Written instruction: In your copy, leave out the pictures; write out all the data exactly.

Data excerpt:
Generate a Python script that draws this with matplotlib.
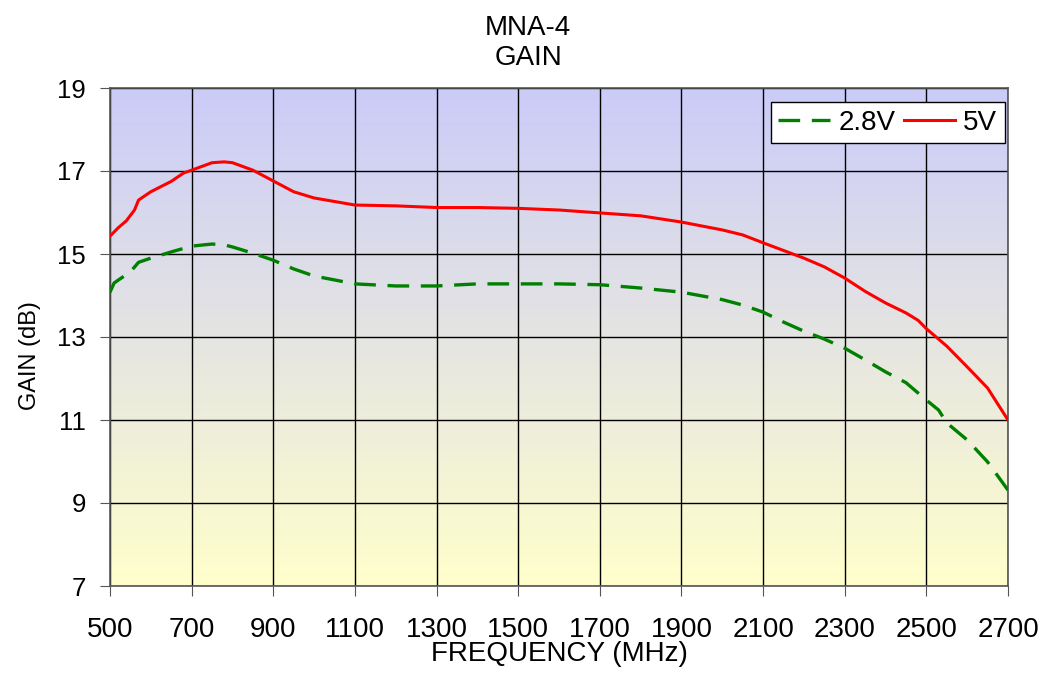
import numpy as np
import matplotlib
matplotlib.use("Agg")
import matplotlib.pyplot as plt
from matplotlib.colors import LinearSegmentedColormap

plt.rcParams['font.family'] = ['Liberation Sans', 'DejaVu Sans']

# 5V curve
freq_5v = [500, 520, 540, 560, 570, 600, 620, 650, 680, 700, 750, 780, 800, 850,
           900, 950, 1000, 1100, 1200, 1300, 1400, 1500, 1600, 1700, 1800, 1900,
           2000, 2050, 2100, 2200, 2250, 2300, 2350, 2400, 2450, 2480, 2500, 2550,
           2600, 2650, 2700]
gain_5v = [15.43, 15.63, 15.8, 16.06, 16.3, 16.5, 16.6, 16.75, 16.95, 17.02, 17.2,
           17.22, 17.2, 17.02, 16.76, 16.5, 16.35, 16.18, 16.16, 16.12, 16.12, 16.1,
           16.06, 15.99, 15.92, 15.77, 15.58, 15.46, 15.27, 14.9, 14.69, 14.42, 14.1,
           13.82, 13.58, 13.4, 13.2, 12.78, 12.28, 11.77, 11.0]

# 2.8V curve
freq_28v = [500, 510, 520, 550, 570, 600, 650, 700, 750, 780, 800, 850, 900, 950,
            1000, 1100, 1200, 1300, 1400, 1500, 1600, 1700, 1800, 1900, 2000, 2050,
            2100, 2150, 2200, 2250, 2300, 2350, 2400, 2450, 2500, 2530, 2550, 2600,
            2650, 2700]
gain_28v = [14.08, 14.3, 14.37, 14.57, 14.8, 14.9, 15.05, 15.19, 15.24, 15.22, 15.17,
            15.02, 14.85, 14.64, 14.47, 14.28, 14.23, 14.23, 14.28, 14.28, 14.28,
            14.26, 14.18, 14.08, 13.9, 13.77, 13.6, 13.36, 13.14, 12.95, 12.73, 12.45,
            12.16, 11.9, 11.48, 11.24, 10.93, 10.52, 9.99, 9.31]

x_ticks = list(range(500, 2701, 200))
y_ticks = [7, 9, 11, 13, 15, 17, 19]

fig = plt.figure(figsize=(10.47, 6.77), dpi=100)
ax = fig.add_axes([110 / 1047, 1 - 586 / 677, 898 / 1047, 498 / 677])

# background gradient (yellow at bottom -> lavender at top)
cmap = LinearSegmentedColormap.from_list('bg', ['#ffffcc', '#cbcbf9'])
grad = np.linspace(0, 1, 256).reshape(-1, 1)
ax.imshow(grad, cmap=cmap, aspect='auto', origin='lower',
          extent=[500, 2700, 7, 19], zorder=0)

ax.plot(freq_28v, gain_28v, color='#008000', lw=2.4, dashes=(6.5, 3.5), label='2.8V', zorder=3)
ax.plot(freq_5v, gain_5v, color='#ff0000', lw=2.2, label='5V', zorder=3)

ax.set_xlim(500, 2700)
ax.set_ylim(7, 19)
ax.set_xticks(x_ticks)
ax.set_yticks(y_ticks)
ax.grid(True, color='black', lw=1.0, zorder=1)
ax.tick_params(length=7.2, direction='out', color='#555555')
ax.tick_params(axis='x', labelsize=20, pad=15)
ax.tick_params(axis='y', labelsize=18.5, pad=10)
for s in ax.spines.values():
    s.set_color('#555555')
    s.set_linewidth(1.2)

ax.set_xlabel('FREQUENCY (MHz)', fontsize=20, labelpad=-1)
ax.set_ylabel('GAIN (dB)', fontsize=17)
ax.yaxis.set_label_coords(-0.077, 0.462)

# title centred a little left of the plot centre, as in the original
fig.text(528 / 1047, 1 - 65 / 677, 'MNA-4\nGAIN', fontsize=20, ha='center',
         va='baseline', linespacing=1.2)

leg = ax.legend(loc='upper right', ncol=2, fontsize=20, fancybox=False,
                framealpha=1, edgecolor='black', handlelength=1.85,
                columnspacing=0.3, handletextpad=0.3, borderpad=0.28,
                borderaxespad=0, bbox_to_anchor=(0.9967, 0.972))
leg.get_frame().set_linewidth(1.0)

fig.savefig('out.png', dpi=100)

Task output:
Generate a Python script that draws this with matplotlib.
import numpy as np
import matplotlib
matplotlib.use("Agg")
import matplotlib.pyplot as plt
from matplotlib.colors import LinearSegmentedColormap

plt.rcParams['font.family'] = ['Liberation Sans', 'DejaVu Sans']

# 5V curve
freq_5v = [500, 520, 540, 560, 570, 600, 620, 650, 680, 700, 750, 780, 800, 850,
           900, 950, 1000, 1100, 1200, 1300, 1400, 1500, 1600, 1700, 1800, 1900,
           2000, 2050, 2100, 2200, 2250, 2300, 2350, 2400, 2450, 2480, 2500, 2550,
           2600, 2650, 2700]
gain_5v = [15.43, 15.63, 15.8, 16.06, 16.3, 16.5, 16.6, 16.75, 16.95, 17.02, 17.2,
           17.22, 17.2, 17.02, 16.76, 16.5, 16.35, 16.18, 16.16, 16.12, 16.12, 16.1,
           16.06, 15.99, 15.92, 15.77, 15.58, 15.46, 15.27, 14.9, 14.69, 14.42, 14.1,
           13.82, 13.58, 13.4, 13.2, 12.78, 12.28, 11.77, 11.0]

# 2.8V curve
freq_28v = [500, 510, 520, 550, 570, 600, 650, 700, 750, 780, 800, 850, 900, 950,
            1000, 1100, 1200, 1300, 1400, 1500, 1600, 1700, 1800, 1900, 2000, 2050,
            2100, 2150, 2200, 2250, 2300, 2350, 2400, 2450, 2500, 2530, 2550, 2600,
            2650, 2700]
gain_28v = [14.08, 14.3, 14.37, 14.57, 14.8, 14.9, 15.05, 15.19, 15.24, 15.22, 15.17,
            15.02, 14.85, 14.64, 14.47, 14.28, 14.23, 14.23, 14.28, 14.28, 14.28,
            14.26, 14.18, 14.08, 13.9, 13.77, 13.6, 13.36, 13.14, 12.95, 12.73, 12.45,
            12.16, 11.9, 11.48, 11.24, 10.93, 10.52, 9.99, 9.31]

x_ticks = list(range(500, 2701, 200))
y_ticks = [7, 9, 11, 13, 15, 17, 19]

fig = plt.figure(figsize=(10.47, 6.77), dpi=100)
ax = fig.add_axes([110 / 1047, 1 - 586 / 677, 898 / 1047, 498 / 677])

# background gradient (yellow at bottom -> lavender at top)
cmap = LinearSegmentedColormap.from_list('bg', ['#ffffcc', '#cbcbf9'])
grad = np.linspace(0, 1, 256).reshape(-1, 1)
ax.imshow(grad, cmap=cmap, aspect='auto', origin='lower',
          extent=[500, 2700, 7, 19], zorder=0)

ax.plot(freq_28v, gain_28v, color='#008000', lw=2.4, dashes=(6.5, 3.5), label='2.8V', zorder=3)
ax.plot(freq_5v, gain_5v, color='#ff0000', lw=2.2, label='5V', zorder=3)

ax.set_xlim(500, 2700)
ax.set_ylim(7, 19)
ax.set_xticks(x_ticks)
ax.set_yticks(y_ticks)
ax.grid(True, color='black', lw=1.0, zorder=1)
ax.tick_params(length=7.2, direction='out', color='#555555')
ax.tick_params(axis='x', labelsize=20, pad=15)
ax.tick_params(axis='y', labelsize=18.5, pad=10)
for s in ax.spines.values():
    s.set_color('#555555')
    s.set_linewidth(1.2)

ax.set_xlabel('FREQUENCY (MHz)', fontsize=20, labelpad=-1)
ax.set_ylabel('GAIN (dB)', fontsize=17)
ax.yaxis.set_label_coords(-0.077, 0.462)

# title centred a little left of the plot centre, as in the original
fig.text(528 / 1047, 1 - 65 / 677, 'MNA-4\nGAIN', fontsize=20, ha='center',
         va='baseline', linespacing=1.2)

leg = ax.legend(loc='upper right', ncol=2, fontsize=20, fancybox=False,
                framealpha=1, edgecolor='black', handlelength=1.85,
                columnspacing=0.3, handletextpad=0.3, borderpad=0.28,
                borderaxespad=0, bbox_to_anchor=(0.9967, 0.972))
leg.get_frame().set_linewidth(1.0)

fig.savefig('out.png', dpi=100)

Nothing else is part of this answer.